Well, that's the point and there's the mystery. The gospels are as good an account as we are going to get. Scholarship will neither add nor detract from any of them. Inconsistencies simply relate to the relative views of man and are one of many reasons why the gaps will be filled in only later, as was the case with Isaiah and all the OT prophets.

Question: what does Jesus think of Christmas? Only the denizens of heaven know, and are informed more fully. "Angels long to look into these things." re: human existence.

Therefore one can only, even logically, say, "This too is a great mystery. I speak concerning the church..." concerning its Brideship.
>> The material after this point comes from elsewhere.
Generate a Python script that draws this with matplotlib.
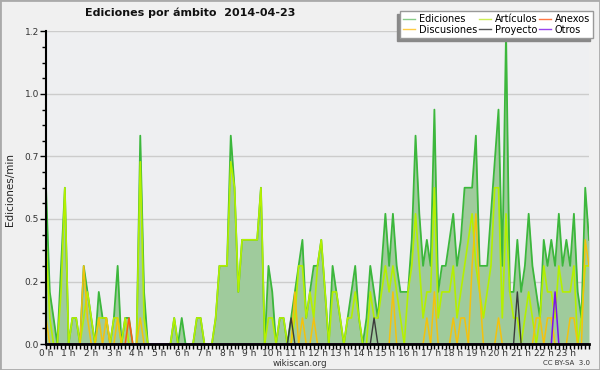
import numpy as np
import matplotlib.pyplot as plt
from matplotlib.ticker import MultipleLocator, FixedLocator

# edits per minute, 10 minute slots from 0:00 to 24:00
ediciones = [0.6, 0.2, 0.1, 0.0, 0.3, 0.6,
             0.0, 0.1, 0.1, 0.0, 0.3, 0.2,
             0.1, 0.0, 0.2, 0.1, 0.1, 0.0,
             0.1, 0.3, 0.0, 0.1, 0.1, 0.0,
             0.0, 0.8, 0.2, 0.0, 0.0, 0.0,
             0.0, 0.0, 0.0, 0.0, 0.1, 0.0,
             0.1, 0.0, 0.0, 0.0, 0.1, 0.1,
             0.0, 0.0, 0.0, 0.1, 0.3, 0.3,
             0.3, 0.8, 0.6, 0.2, 0.4, 0.4,
             0.4, 0.4, 0.4, 0.6, 0.0, 0.3,
             0.2, 0.0, 0.1, 0.1, 0.0, 0.1,
             0.2, 0.3, 0.4, 0.1, 0.2, 0.3,
             0.3, 0.4, 0.2, 0.0, 0.3, 0.2,
             0.1, 0.0, 0.1, 0.2, 0.3, 0.1,
             0.0, 0.1, 0.3, 0.2, 0.1, 0.3,
             0.5, 0.3, 0.5, 0.3, 0.2, 0.2,
             0.2, 0.4, 0.8, 0.5, 0.3, 0.4,
             0.3, 0.9, 0.2, 0.3, 0.3, 0.4,
             0.5, 0.3, 0.4, 0.6, 0.6, 0.6,
             0.8, 0.3, 0.3, 0.3, 0.5, 0.7,
             0.9, 0.3, 1.2, 0.2, 0.2, 0.4,
             0.2, 0.3, 0.5, 0.3, 0.2, 0.1,
             0.4, 0.3, 0.4, 0.3, 0.5, 0.3,
             0.4, 0.3, 0.5, 0.2, 0.1, 0.6,
             0.4]

articulos = [0.4, 0.1, 0.0, 0.0, 0.2, 0.6,
             0.0, 0.1, 0.1, 0.0, 0.1, 0.2,
             0.1, 0.0, 0.1, 0.1, 0.1, 0.0,
             0.1, 0.1, 0.0, 0.1, 0.0, 0.0,
             0.0, 0.7, 0.1, 0.0, 0.0, 0.0,
             0.0, 0.0, 0.0, 0.0, 0.1, 0.0,
             0.0, 0.0, 0.0, 0.0, 0.1, 0.1,
             0.0, 0.0, 0.0, 0.1, 0.3, 0.3,
             0.3, 0.7, 0.6, 0.2, 0.4, 0.4,
             0.4, 0.4, 0.4, 0.6, 0.0, 0.1,
             0.1, 0.0, 0.1, 0.1, 0.0, 0.0,
             0.1, 0.3, 0.3, 0.1, 0.2, 0.1,
             0.3, 0.4, 0.2, 0.0, 0.2, 0.2,
             0.1, 0.0, 0.1, 0.1, 0.2, 0.1,
             0.0, 0.0, 0.2, 0.1, 0.1, 0.2,
             0.3, 0.2, 0.3, 0.2, 0.1, 0.0,
             0.2, 0.3, 0.5, 0.3, 0.1, 0.2,
             0.2, 0.6, 0.1, 0.2, 0.2, 0.2,
             0.3, 0.1, 0.2, 0.3, 0.4, 0.5,
             0.3, 0.2, 0.1, 0.2, 0.3, 0.6,
             0.6, 0.1, 0.5, 0.2, 0.1, 0.1,
             0.0, 0.1, 0.2, 0.1, 0.0, 0.1,
             0.3, 0.2, 0.2, 0.1, 0.3, 0.2,
             0.2, 0.2, 0.3, 0.0, 0.1, 0.3,
             0.3]

discusiones = [0.1, 0.0, 0.0, 0.0, 0.0, 0.0,
               0.0, 0.0, 0.0, 0.0, 0.3, 0.1,
               0.0, 0.0, 0.1, 0.0, 0.1, 0.0,
               0.0, 0.1, 0.0, 0.0, 0.0, 0.0,
               0.0, 0.1, 0.0, 0.0, 0.0, 0.0,
               0.0, 0.0, 0.0, 0.0, 0.0, 0.0,
               0.0, 0.0, 0.0, 0.0, 0.0, 0.0,
               0.0, 0.0, 0.0, 0.0, 0.0, 0.0,
               0.0, 0.0, 0.0, 0.0, 0.0, 0.0,
               0.0, 0.0, 0.0, 0.0, 0.0, 0.0,
               0.0, 0.0, 0.0, 0.0, 0.0, 0.0,
               0.2, 0.0, 0.1, 0.0, 0.0, 0.1,
               0.0, 0.0, 0.0, 0.0, 0.0, 0.0,
               0.0, 0.0, 0.0, 0.0, 0.0, 0.0,
               0.0, 0.0, 0.0, 0.0, 0.0, 0.0,
               0.0, 0.0, 0.2, 0.0, 0.0, 0.0,
               0.0, 0.0, 0.0, 0.0, 0.0, 0.1,
               0.0, 0.2, 0.0, 0.0, 0.0, 0.0,
               0.1, 0.0, 0.1, 0.1, 0.0, 0.3,
               0.5, 0.2, 0.0, 0.0, 0.0, 0.0,
               0.1, 0.0, 0.0, 0.0, 0.0, 0.0,
               0.0, 0.0, 0.0, 0.0, 0.1, 0.1,
               0.0, 0.1, 0.1, 0.0, 0.0, 0.0,
               0.0, 0.1, 0.1, 0.0, 0.0, 0.4,
               0.3]

anexos = [0.0] * 145
anexos[22] = 0.1
proyecto = [0.0] * 145
proyecto[65] = 0.1
proyecto[87] = 0.1
proyecto[125] = 0.2
otros = [0.0] * 145
otros[135] = 0.2

hour_labels = ['%d h' % h for h in range(24)]

x = np.arange(len(ediciones))

fig = plt.figure(figsize=(6, 3.7), dpi=100, facecolor='#f0f0f0')
ax = fig.add_axes([46/600, 26/370, 543/600, 312.5/370])
ax.set_facecolor('#eeeff1')

ax.fill_between(x, ediciones, color='#9fcb9c', lw=0)
ax.plot(x, ediciones, color='#3cb73c', lw=1.3)
ax.plot(x, articulos, color='#b4f000', lw=1.2)
ax.plot(x, discusiones, color='#f4c20c', lw=1.1)
ax.plot(x, anexos, color='#ff5a14', lw=1.1)
ax.plot(x, proyecto, color='#3a3a3a', lw=1.0)
ax.plot(x, otros, color='#7a10f0', lw=1.1)

ax.set_xlim(0, 144)
ax.set_ylim(0, 1.2)
ax.xaxis.set_major_locator(FixedLocator(np.arange(0, 144, 6)))
ax.set_xticklabels(hour_labels)
ax.xaxis.set_minor_locator(MultipleLocator(1))
ax.yaxis.set_major_locator(FixedLocator(np.arange(0, 1.21, 0.24)))
ax.set_yticklabels(['%.1f' % v for v in np.arange(0, 1.21, 0.24)])
ax.yaxis.set_minor_locator(MultipleLocator(0.06))
ax.grid(axis='y', which='major', color='#cccccc', lw=1)
ax.set_axisbelow(True)

for s in ['top', 'right']:
    ax.spines[s].set_visible(False)
ax.spines['left'].set_linewidth(1.5)
ax.spines['bottom'].set_linewidth(2)
ax.tick_params(axis='both', which='both', direction='out', width=1, colors='black',
               labelsize=6.5, labelcolor='#333333', pad=1)
ax.tick_params(axis='x', which='both', length=3.5, pad=0)
ax.tick_params(axis='y', which='major', length=4)
ax.tick_params(axis='y', which='minor', length=3)

fig.text(10/600, 1 - 190/370, 'Ediciones/min', rotation=90, fontsize=7.5,
         va='center', ha='center', color='#222222')
fig.text(85/600, 1 - 13/370, 'Ediciones por ámbito  2014-04-23', fontsize=8,
         fontweight='bold', va='center', ha='left', color='#111111')
fig.text(300/600, 1 - 363/370, 'wikiscan.org', fontsize=6.3, ha='center',
         va='center', color='#333333')
fig.text(590/600, 1 - 363/370, 'CC BY-SA  3.0', fontsize=5, ha='right',
         va='center', color='#333333')

handles = [plt.Line2D([], [], color=c, lw=1) for c in
           ['#88cc88', '#ccee55', '#ff7744', '#ffcc44', '#555555', '#9944ee']]
names = ['Ediciones', 'Artículos', 'Anexos', 'Discusiones', 'Proyecto', 'Otros']
# column-major ordering for ncol=3 with 2 rows
order = [0, 3, 1, 4, 2, 5]
leg = fig.legend([handles[i] for i in order], [names[i] for i in order], ncol=3,
                 loc='upper right', bbox_to_anchor=(593/600, 1 - 11/370),
                 fontsize=7, frameon=True, fancybox=False,
                 shadow={'ox': -2.2, 'oy': -2.2, 'color': '#888888', 'alpha': 1},
                 handlelength=1.2, handletextpad=0.4, columnspacing=0.2,
                 labelspacing=0.1, borderpad=0.3, borderaxespad=0)
leg.get_frame().set_edgecolor('#999999')
leg.get_frame().set_linewidth(1)

fig.patches.append(plt.Rectangle((0, 0), 1, 1, transform=fig.transFigure,
                                 fill=False, edgecolor='#aaaaaa', lw=2))

fig.savefig('out.png', dpi=100, facecolor=fig.get_facecolor())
The coming in fulfillment of Isaiah 53, which I hope everyone has read--recently(!!!), therefore regains the status of mysterium tremendum simply because the plethora of opinions are all wrong, to greater or lesser degrees. This is the right sort of relativism, rightly applied to our own estate, not God's . And who then can prove otherwise? (seeing as even the revered gold standard of the scientific method and doubly-blinded studies are now suspect--as with the numbers highly specified to maintain our universe, it appears that God has been toying with the science as well--because of scientism, i.e. idolatry?

Well, so much for "Christmas Science!!!" Thanks esp. to Joyce and Dennis and John and Alex for sticking with this sticky wicket of a blog since its inception, and for making it worthwhile and challenging me to rethink my opinions and see and know how relativistic they are. For the records, I see no reason to change what is axiomatic, except the consequences of them surely need fleshing out. And if God deigned to come in the flesh, surely I can be at "present" content with my low estate and poverty of being a carnal and pushy person, and let Christ be in me more and more. Perfection eludeth me, hence the AA saying: "I can't--He can-- so I'd better let Him, eh?"

"REJOICE! AGAIN I SAY IT:RE-JOICE!!!